BEYOND THE NUMBERS
Growth in median rents has outpaced growth in median renter income since 2001 in nearly every state, as we explain in our updated state rental assistance fact sheets. About 23 million low-income renters pay more than half of their income for housing, partly due to this gap between rental costs and income. While the need for additional federal rental assistance continues to grow, federal investment largely remains stagnant.
Renters’ incomes generally are recovering from the 2001 and 2007-2009 recessions but, in nearly half of states, the median renter household still earned less in 2018 than in 2001 in inflation-adjusted terms. At the same time, rental costs have risen, including in states where real incomes have fallen. The inflation-adjusted cost of the typical apartment (median rent and utilities) has grown in every state since 2001, with some states home to extreme spikes: rental costs rose 30 percent in California, 40 percent in Hawaii, and 59 percent in the District of Columbia between 2001 and 2018. Delaware and New Hampshire have some of the largest gaps between median rents and median renter incomes; in the latter, real incomes fell 19 percent between 2001 and 2018, while real housing costs grew 8 percent during that time. (See graphic below.)
Rental costs haven’t risen as dramatically in every state. In Arkansas, Indiana, Ohio, and Wisconsin, inflation-adjusted rental costs have grown less than 3 percent since 2001. Nevertheless, the real incomes of many renters in these states have dropped since 2001, meaning more affordable housing is still out of reach for many. In Ohio, the typical apartment costs essentially what it did in 2001, but the typical renter household earns 9 percent less.

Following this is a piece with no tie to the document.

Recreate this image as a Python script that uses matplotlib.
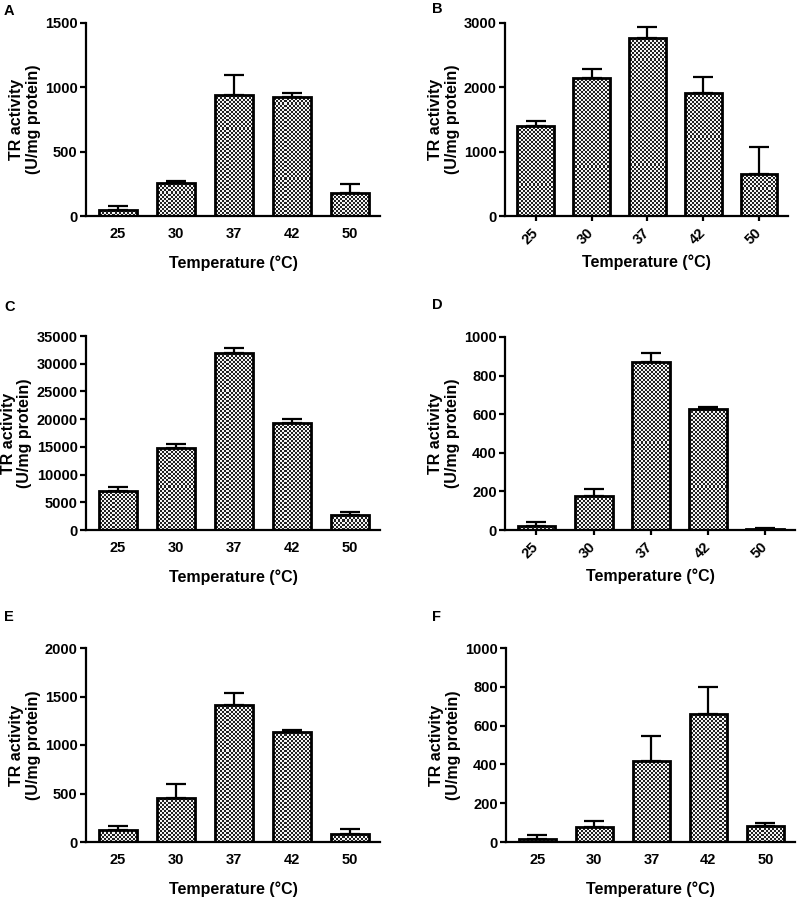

Typical workers haven’t seen their wages grow in years, yet the cost of rental housing continues to rise, squeezing household budgets. A parent working full-time earning the federal minimum wage cannot afford a modest two-bedroom apartment in any state without receiving rental assistance or making tough choices between paying the rent or meeting essential daily needs such as food, medicine, and child care. Parents aren’t the only ones struggling to afford their rent. Most working-age, non-disabled renters are working, but at jobs with wages too low to pay the rent.
When low-income renters can’t find a decent, affordable home, they’re likelier to face eviction and homelessness. Renters across the country pay more than half their income for rent, our fact sheets show, and people in every state, particularly children, experience homelessness. (For more on how to use our rental assistance fact sheets, see our new guide).
Despite the need for rental assistance, more federal dollars go to homeownership subsidies that mainly benefit higher-income households. Fully 3 in 4 low-income renter households in need don’t get rental assistance due to limited federal funding. If rents continue to rise, housing affordability problems could worsen, particularly if another recession strains family budgets.
In the short term, the President and Congress should fully fund federal rental assistance for the 10 million low-income renters who now rely on it to afford their homes. Given the overwhelming need, states and localities should also develop or strengthen their own rental assistance programs.
In the long term, policymakers should make significantly expanding rental assistance a top priority for housing policy. Our communities only thrive when we all have access to decent, affordable housing and a roof over our heads.